Task to complete —
Can you output the material exactly as written, minus any pictures it holds?

Information shown —

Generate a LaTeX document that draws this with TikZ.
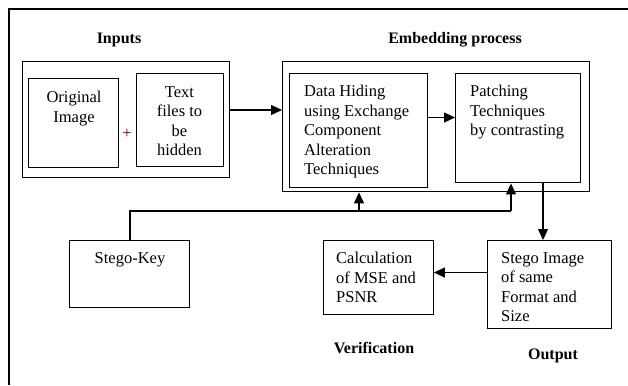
\documentclass[tikz,border=0pt]{standalone}
\usepackage{fontspec}
\setmainfont{LiberationSerif-Regular.ttf}[BoldFont=LiberationSerif-Bold.ttf]
\usetikzlibrary{arrows.meta}
\begin{document}
\begin{tikzpicture}[x=1pt,y=-1pt,
  box/.style={draw, line width=1.4pt, inner sep=0pt, anchor=north west},
  txt/.style={font=\fontsize{16.5}{19.5}\selectfont, inner sep=0pt, align=left, anchor=north west},
  ctxt/.style={txt, align=center, anchor=north},
  ttl/.style={font=\fontsize{16}{19}\selectfont\bfseries, inner sep=0pt},
  link/.style={line width=1.2pt},
  arr/.style={link, -{Triangle[length=11pt,width=10pt]}}]
\useasboundingbox (0,0) rectangle (628,385);

% page frame (left and top edges)
\draw[line width=1.4pt] (9,385) -- (9,9) -- (628,9);

% titles
\node[ttl] (tin) at (119,40) {Inputs};
\node[ttl] (temb) at (455,40) {Embedding process};
\node[ttl] (tver) at (374,348) {Verification};
\node[ttl] (tout) at (553,356) {Output};

% inputs group
\node[box, minimum width=207, minimum height=116] (inp) at (22,61) {};
\node[box, minimum width=90, minimum height=89] (orig) at (28,78) {};
\node[ctxt] (origt) at (74,91) {Original\\Image};
\node[box, minimum width=87, minimum height=93] (tf) at (136,73) {};
\node[ctxt] (tft) at (179.5,86) {Text\\files to\\be\\hidden};
\node[font=\fontsize{16.5}{19.5}\selectfont, text=red!45!black, inner sep=0pt] (plus) at (127,134) {+};

% embedding group
\node[box, minimum width=307, minimum height=130] (emb) at (282,61) {};
\node[box, minimum width=138, minimum height=114] (dh) at (289,73) {};
\node[txt] (dht) at (304,85) {Data Hiding\\using Exchange\\Component\\Alteration\\Techniques};
\node[box, minimum width=125, minimum height=109] (pt) at (455,73) {};
\node[txt] (ptt) at (470,85) {Patching\\Techniques\\by contrasting};

% lower boxes
\node[box, minimum width=120, minimum height=67] (sk) at (69,240) {};
\node[ctxt] (skt) at (130,252) {Stego-Key};
\node[box, minimum width=110, minimum height=74] (calc) at (322.5,240) {};
\node[txt] (calct) at (336,252) {Calculation\\of MSE and\\PSNR};
\node[box, minimum width=124, minimum height=88] (si) at (487,240) {};
\node[txt] (sit) at (501,252) {Stego Image\\of same\\Format and\\Size};

% connectors
\draw[arr] (inp.east |- 0,110) -- (emb.west |- 0,110);
\draw[arr] (dh.east |- 0,117.5) -- (pt.west |- 0,117.5);
\coordinate (kj) at (130,211);
\draw[link] (sk.north -| kj) -- (kj) -- (511,211);
\draw[arr] (359,211) -- (emb.south -| 359,0);
\draw[arr] (511,211) -- (pt.south -| 511,0);
\draw[arr] (pt.south -| 543,0) -- (si.north -| 543,0);
\draw[arr] (si.west |- 0,272.5) -- (calc.east |- 0,272.5);
\end{tikzpicture}
\end{document}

Result of this task —
Generate a LaTeX document that draws this with TikZ.
\documentclass[tikz,border=0pt]{standalone}
\usepackage{fontspec}
\setmainfont{LiberationSerif-Regular.ttf}[BoldFont=LiberationSerif-Bold.ttf]
\usetikzlibrary{arrows.meta}
\begin{document}
\begin{tikzpicture}[x=1pt,y=-1pt,
  box/.style={draw, line width=1.4pt, inner sep=0pt, anchor=north west},
  txt/.style={font=\fontsize{16.5}{19.5}\selectfont, inner sep=0pt, align=left, anchor=north west},
  ctxt/.style={txt, align=center, anchor=north},
  ttl/.style={font=\fontsize{16}{19}\selectfont\bfseries, inner sep=0pt},
  link/.style={line width=1.2pt},
  arr/.style={link, -{Triangle[length=11pt,width=10pt]}}]
\useasboundingbox (0,0) rectangle (628,385);

% page frame (left and top edges)
\draw[line width=1.4pt] (9,385) -- (9,9) -- (628,9);

% titles
\node[ttl] (tin) at (119,40) {Inputs};
\node[ttl] (temb) at (455,40) {Embedding process};
\node[ttl] (tver) at (374,348) {Verification};
\node[ttl] (tout) at (553,356) {Output};

% inputs group
\node[box, minimum width=207, minimum height=116] (inp) at (22,61) {};
\node[box, minimum width=90, minimum height=89] (orig) at (28,78) {};
\node[ctxt] (origt) at (74,91) {Original\\Image};
\node[box, minimum width=87, minimum height=93] (tf) at (136,73) {};
\node[ctxt] (tft) at (179.5,86) {Text\\files to\\be\\hidden};
\node[font=\fontsize{16.5}{19.5}\selectfont, text=red!45!black, inner sep=0pt] (plus) at (127,134) {+};

% embedding group
\node[box, minimum width=307, minimum height=130] (emb) at (282,61) {};
\node[box, minimum width=138, minimum height=114] (dh) at (289,73) {};
\node[txt] (dht) at (304,85) {Data Hiding\\using Exchange\\Component\\Alteration\\Techniques};
\node[box, minimum width=125, minimum height=109] (pt) at (455,73) {};
\node[txt] (ptt) at (470,85) {Patching\\Techniques\\by contrasting};

% lower boxes
\node[box, minimum width=120, minimum height=67] (sk) at (69,240) {};
\node[ctxt] (skt) at (130,252) {Stego-Key};
\node[box, minimum width=110, minimum height=74] (calc) at (322.5,240) {};
\node[txt] (calct) at (336,252) {Calculation\\of MSE and\\PSNR};
\node[box, minimum width=124, minimum height=88] (si) at (487,240) {};
\node[txt] (sit) at (501,252) {Stego Image\\of same\\Format and\\Size};

% connectors
\draw[arr] (inp.east |- 0,110) -- (emb.west |- 0,110);
\draw[arr] (dh.east |- 0,117.5) -- (pt.west |- 0,117.5);
\coordinate (kj) at (130,211);
\draw[link] (sk.north -| kj) -- (kj) -- (511,211);
\draw[arr] (359,211) -- (emb.south -| 359,0);
\draw[arr] (511,211) -- (pt.south -| 511,0);
\draw[arr] (pt.south -| 543,0) -- (si.north -| 543,0);
\draw[arr] (si.west |- 0,272.5) -- (calc.east |- 0,272.5);
\end{tikzpicture}
\end{document}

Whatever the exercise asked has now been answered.